Yo La Tengo grows 'Popular Songs' organically
By Steve Wildsmithof The Daily Times Staff
Originally published: September 17. 2009 1:35PM
Last modified: September 17. 2009 1:56PM
For some bands, the creative process is akin to modern farming.
Genres are dissected and broken down and spliced together. Songs are germinated and nurtured and plucked from the pack to be destroyed if they don't measure up. Riffs are fertilized and amplified to get something bigger and better and more awesome than ever before.
If such an analogy applies to popular music, then the three members of Yo La Tengo might well be the equivalent of a small organic farm. Because when Ira Kaplan, Georgia Hubley and James McNew get together, there is no science at work.
Everything, McNew told The Daily Times this week, evolves naturally, and it's been that way since he first joined the band back in 1992.
"When I first started playing with the group -- I joined as kind of a temporary member at first -- I would go to New York and practice on the weekends," he said. "I had learned everything they had done up to 1991 and all of the cover songs they were doing, but our practices turned out to be long and mostly just filled with conversations about TV shows and records. All of the sudden, we found we had a lot in common and a lot of similar tastes.

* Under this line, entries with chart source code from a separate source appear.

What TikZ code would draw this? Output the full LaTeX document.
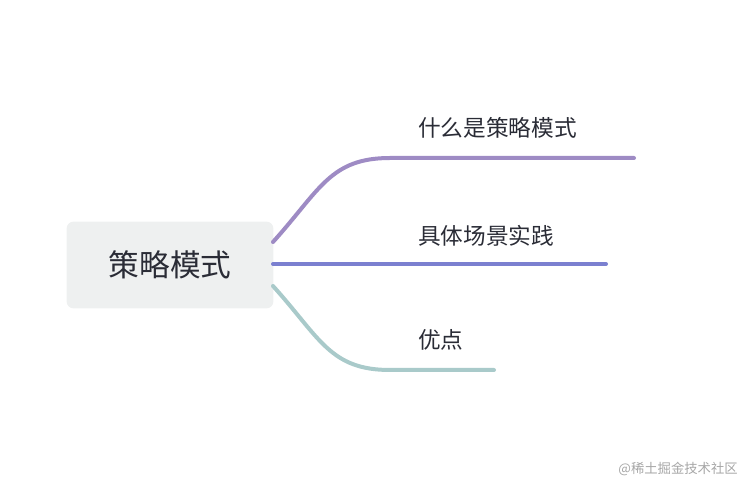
\documentclass[tikz,border=0pt]{standalone}
\usepackage{fontspec}
\newfontfamily\cjk{Noto Sans CJK SC}
\definecolor{rootfill}{HTML}{EEF0F0}
\definecolor{txt}{HTML}{2A2C36}
\definecolor{brone}{HTML}{9E8BC4}
\definecolor{brtwo}{HTML}{7B80D0}
\definecolor{brthree}{HTML}{A9CACA}
\tikzset{
  branch/.style={line width=3pt, line cap=round},
  leaf/.style={anchor=west, text=txt, font=\cjk\fontsize{17}{20}\selectfont, inner sep=0pt}
}
\begin{document}
\begin{tikzpicture}[x=0.75pt,y=-0.75pt]
\useasboundingbox (0,0) rectangle (744,484);
\node [fill=rootfill, rounded corners=5pt, minimum width=155pt, minimum height=65pt,
  text=txt, font=\cjk\fontsize{23}{26}\selectfont] (root) at (170,265) {策略模式};
\coordinate (s1) at (273,242);
\coordinate (s2) at (273,264);
\coordinate (s3) at (273,286);
\coordinate (e1) at (634,158);
\coordinate (e2) at (606,264);
\coordinate (e3) at (494,370);
\draw [branch, brone] (s1) .. controls (320,190) and (330,158) .. (390,158) -- (e1);
\draw [branch, brtwo] (s2) -- (e2);
\draw [branch, brthree] (s3) .. controls (320,338) and (330,370) .. (390,370) -- (e3);
\node [leaf] (l1) at (418,128) {什么是策略模式};
\node [leaf] (l2) at (418,236) {具体场景实践};
\node [leaf] (l3) at (418,340) {优点};
\node [anchor=east, text=gray!70, font=\cjk\fontsize{10}{12}\selectfont, inner sep=0pt] (mark) at (738,469) {@稀土掘金技术社区};
\end{tikzpicture}
\end{document}
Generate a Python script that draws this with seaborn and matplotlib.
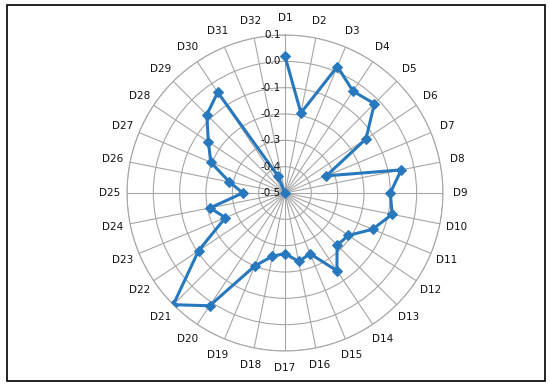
import numpy as np
import pandas as pd
import seaborn as sns
import matplotlib
matplotlib.use("Agg")
import matplotlib.pyplot as plt
from matplotlib.patches import Rectangle
import matplotlib.transforms as mtransforms

categories = ["D%d" % i for i in range(1, 33)]
values = [0.02, -0.19, 0.02, -0.035, -0.02, -0.13, -0.33, -0.05,
          -0.10, -0.085, -0.14, -0.21, -0.22, -0.145, -0.25, -0.235,
          -0.27, -0.255, -0.20, 0.015, 0.10, -0.105, -0.255, -0.21,
          -0.34, -0.285, -0.195, -0.15, -0.08, -0.04, -0.43, -0.50]
r_ticks = [-0.5, -0.4, -0.3, -0.2, -0.1, 0.0, 0.1]
r_labels = ["-0.5", "-0.4", "-0.3", "-0.2", "-0.1", "0.0", "0.1"]

sns.set_style("white")
plt.rcParams["font.family"] = ["DejaVu Sans"]

angles = np.linspace(0, 2 * np.pi, len(categories), endpoint=False)
df = pd.DataFrame({"angle": list(angles) + [angles[0]],
                   "value": values + [values[0]]})

fig = plt.figure(figsize=(5.5, 3.85), dpi=100)
ax = fig.add_axes([0.2309, 0.0883, 0.5745, 0.8208], projection="polar")
ax.set_theta_zero_location("N")
ax.set_theta_direction(-1)

sns.lineplot(data=df, x="angle", y="value", ax=ax, sort=False,
             color="#2878bd", linewidth=2.2, marker="D", markersize=5,
             markeredgecolor="#2878bd", zorder=3)

ax.set_ylim(-0.5, 0.1)
ax.set_xticks(angles)
ax.set_xticklabels(categories, fontsize=7.5, color="#111111")
ax.tick_params(axis="x", pad=2)
ax.set_yticks(r_ticks)
ax.set_yticklabels([])
ax.grid(True, color="#a6a6a6", linewidth=0.8)
ax.spines["polar"].set_color("#a6a6a6")
ax.spines["polar"].set_linewidth(0.8)
ax.set_xlabel("")
ax.set_ylabel("")

offset = mtransforms.offset_copy(ax.transData, fig=fig, x=-3, y=0, units="points")
for r, lab in zip(r_ticks, r_labels):
    ax.text(0, r, lab, transform=offset, ha="right", va="center",
            fontsize=7.5, color="#111111", zorder=4)

fig.patches.append(Rectangle((7 / 550, 4 / 385), 538 / 550, 376 / 385,
                             transform=fig.transFigure, fill=False,
                             edgecolor="black", linewidth=1.2))

plt.savefig("out.png", dpi=100)
plt.close()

"It's kind of a difficult thing to describe -- you can't really compare it to what it was like for other bands and what they were thinking when they started out. I think that for us, the success was in writing music and songs and figuring out how to make better music and better records and better songs, and how to be a better live band.
"And even then," he added, "those goals were unspoken."
Kaplan and his wife, drummer Georgia Hubley, formed the band in 1984, touring and recording as a four-piece for 1986's "Ride the Tiger" debut album. On the cutting edge of the college and indie rock scenes, the band went through myriad members during its early years while simultaneously releasing such now-classics as 1989's "President Yo La Tengo" and 1990's acoustic "Fakebook," an album of cover songs.
McNew joined the band as its permanent bass player in 1992, solidifying the Yo La Tengo lineup and kicking off a creative streak that continued to wow critics. "Painful," in 1993, also began a diversification of the band's sound, incorporating elements of folk, punk, shoegazing (a predecessor to emo) and the noise rock of Sonic Youth. The sound culminated on 1997's "I Can Hear the Heart Beating As One," considered by many critics to be their finest work to date.
After 2003's mellow-sounding "Summer Sun," 2006's "I Am Not Afraid of You and I Will Beat Your Ass" showcased a harder edge that earned the record five stars from Entertainment Weekly, an 8.3 on a scale of 10 from Pitchfork and 9 out of 10 from PopMatters.
Leave it to Yo La Tengo, however, to shift gears unexpectedly. The band's new album -- "Popular Songs," released Sept. 8 -- is more subtle than its predecessor, an introspective, occasionally groovy, often-dreamy album that flows like a stream over time-worn rocks, sliding around one side or another with grace and ease.
But really, McNew said, Yo La Tengo's music as a whole can be viewed as that stream. It may subtly shift direction, he said, but -- barring an earthquake of New Madrid magnitude -- it doesn't alter its course drastically. It may slowly nibble away at its banks, growing wider and more expansive, but it doesn't tear away chunks of the landscape and muddy the waters with what's ripped up.
"So little is different, I think, from record to record," he said. "Certainly in the actual recording sessions and the time period leading up to recording, when we're just coming up with ideas for songs and moods, we keep a lot of our methods pretty much the same. I think, we write in a real slow process, as a group -- it would be so much more practical, I suppose, if one of us just went home and wrote songs and showed up to practice and told everyone how the new Yo La Tengo songs will go, but it doesn't work that way.
"We write out of improvisation, and we've kept to that method for 15 years or so. Following that way of working together, and continuing to work with our producer and our engineer, keeps things solid and really kind of gives us a foundation to sort of drift out further and try stuff we've never tried before."
That solid foundation, he added, gives each Yo La Tengo album an entry into the overall story arc of the band. Each one is a unique entry, filled with its own character and mood, but viewed as a whole, they're a testament to the fluidity with which the three members approach rock 'n' roll.
"There's nothing that doesn't seem true to us, to me," McNew said. "When we play shows, our sets are pretty long and pretty encompassing as far as our catalog and old songs and things like that go. I think that our new songs always kind of fit in with our old songs, in my mind, and even when we're writing them and they're in an embryonic stage, they still feel that way.
"There are times when I can sort of draw that line from a new song to a part of an old song or to a sound that we had created at some point; I think the occasional self-reference is kind of inevitable. But there have definitely been times during the period where we're writing songs and getting them ready to record, where we've tried to recreate sounds we've done before, only to have it go horribly wrong and turn into something new as well.
"I kind of look at it as a nice accident by way of incompetence," he added with a chuckle.